After the writer's death, his wife Ruxandra kept the house in Dragosloveni. In 1926, she organized a cultural settlement here, which also functioned as a school for girls and a meeting place for writers. In 1958, on the occasion of the centenary of Vlahuță's birth, the house was renovated and inaugurated as the "Alexandru Vlahuță" Memorial Museum. The museum preserves furniture, books from the writer's library, magazines and objects that belonged to him and is part of the Vrancea Museum.
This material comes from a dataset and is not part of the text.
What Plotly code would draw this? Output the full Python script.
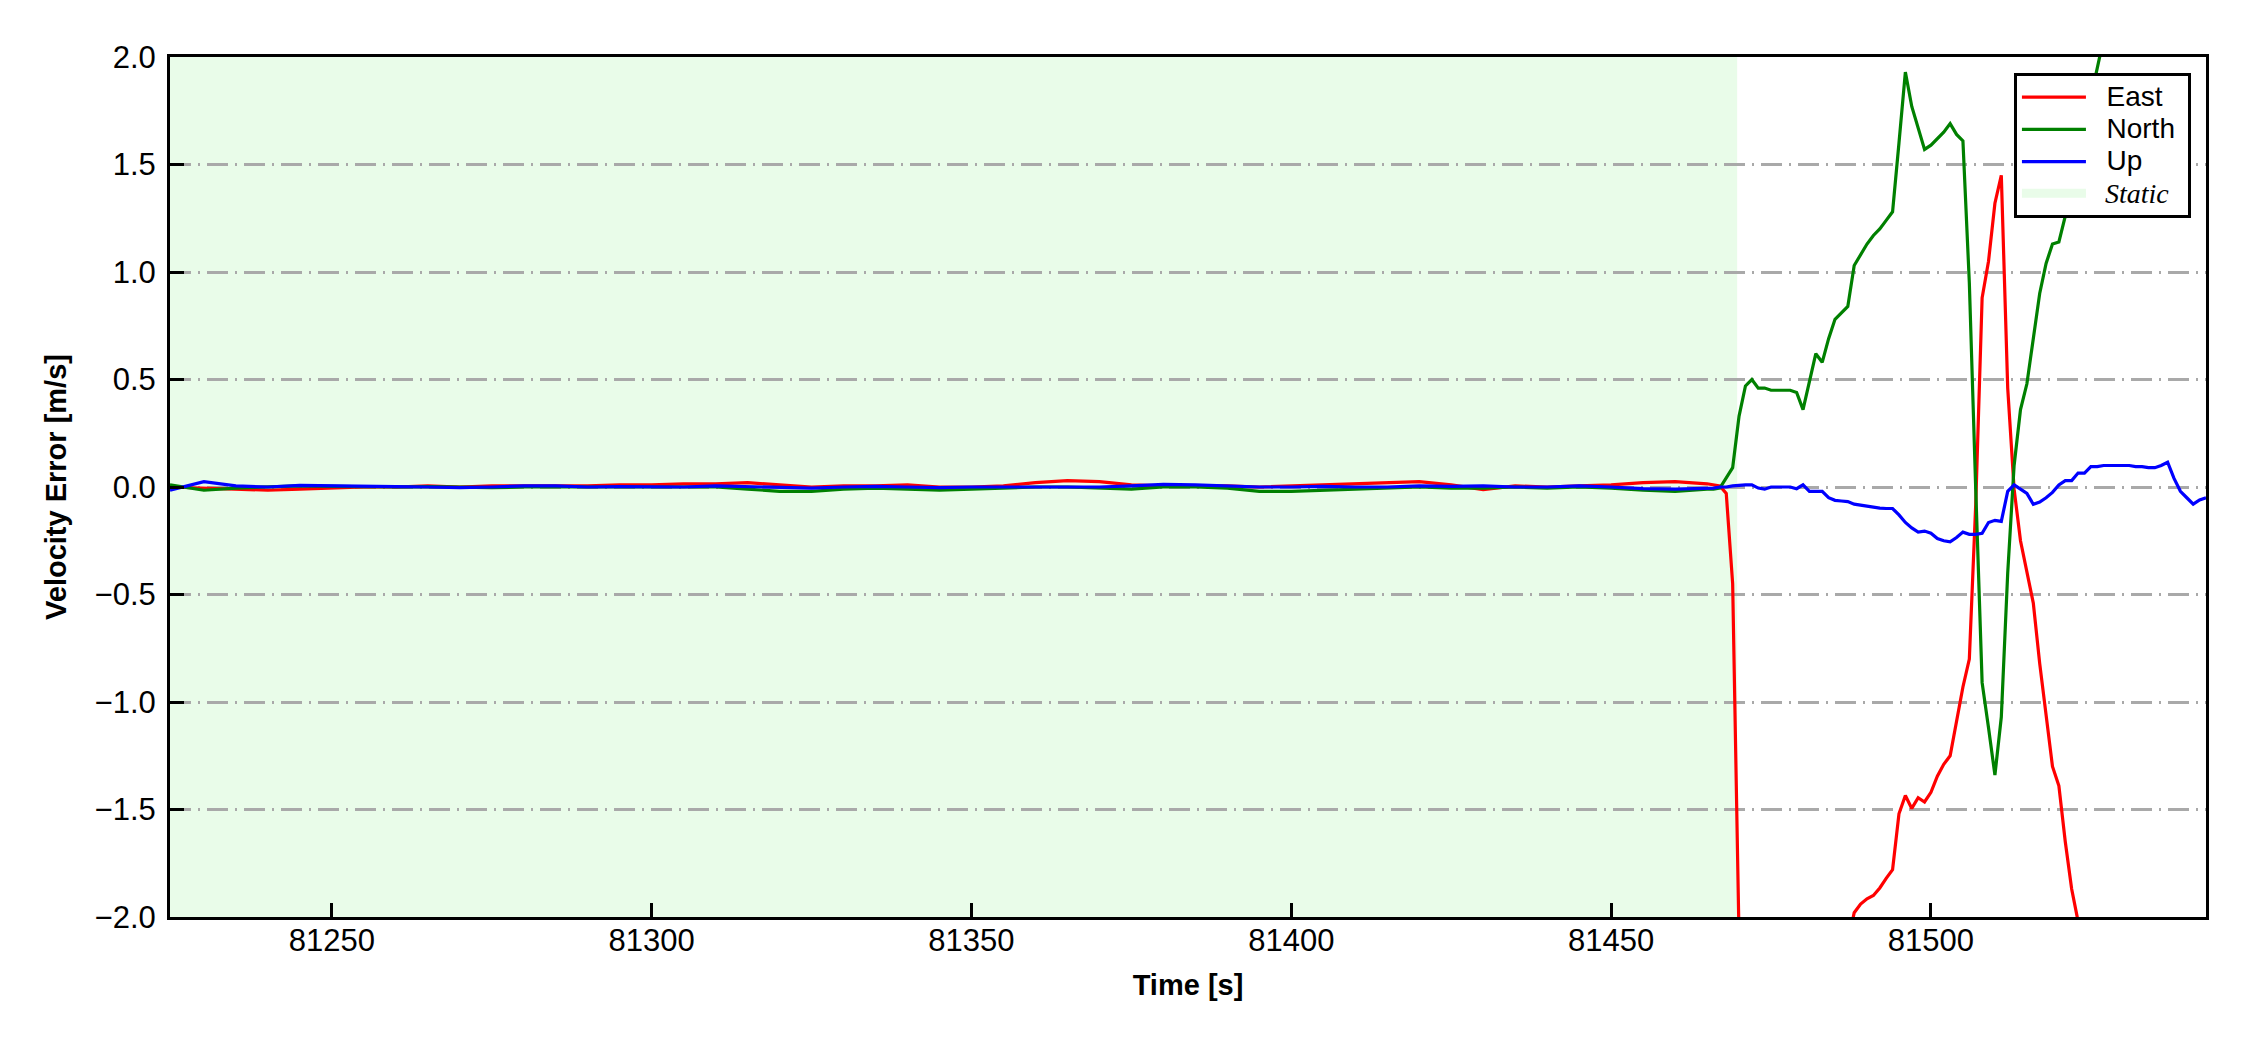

The Alexandru Vlahuță Memorial House in Agapia is located in a building built in 1885 by the writer's older sister as a residence for nuns. Vlahuță's mother also lived in this house, and the writer came here during the summer. In 1902, he expanded the building with a literary salon and two other rooms. Among those who were guests of the house were Ion Luca Caragiale, Barbu Ștefănescu Delavrancea, Octavian Goga and George Coșbuc. The memorial museum was established in 1953.

In 1948, Vlahuță was posthumously elected a member of the Romanian Academy. In 1956, the villages of Pleșești and Pătrășcani were reunited, and the new locality was named Alexandru Vlahuță, in the context of the approaching centenary of the writer's birth.

The writer's name is also borne by several educational institutions, including the "Alexandru Vlahuță" National College in Râmnicu Sărat, the "Alexandru Vlahuță" Technological High School in Podu Turcului, the "Alexandru Vlahuță" Theoretical High School in Bucharest, and the "Alexandru Vlahuță" Junior High School in Iași.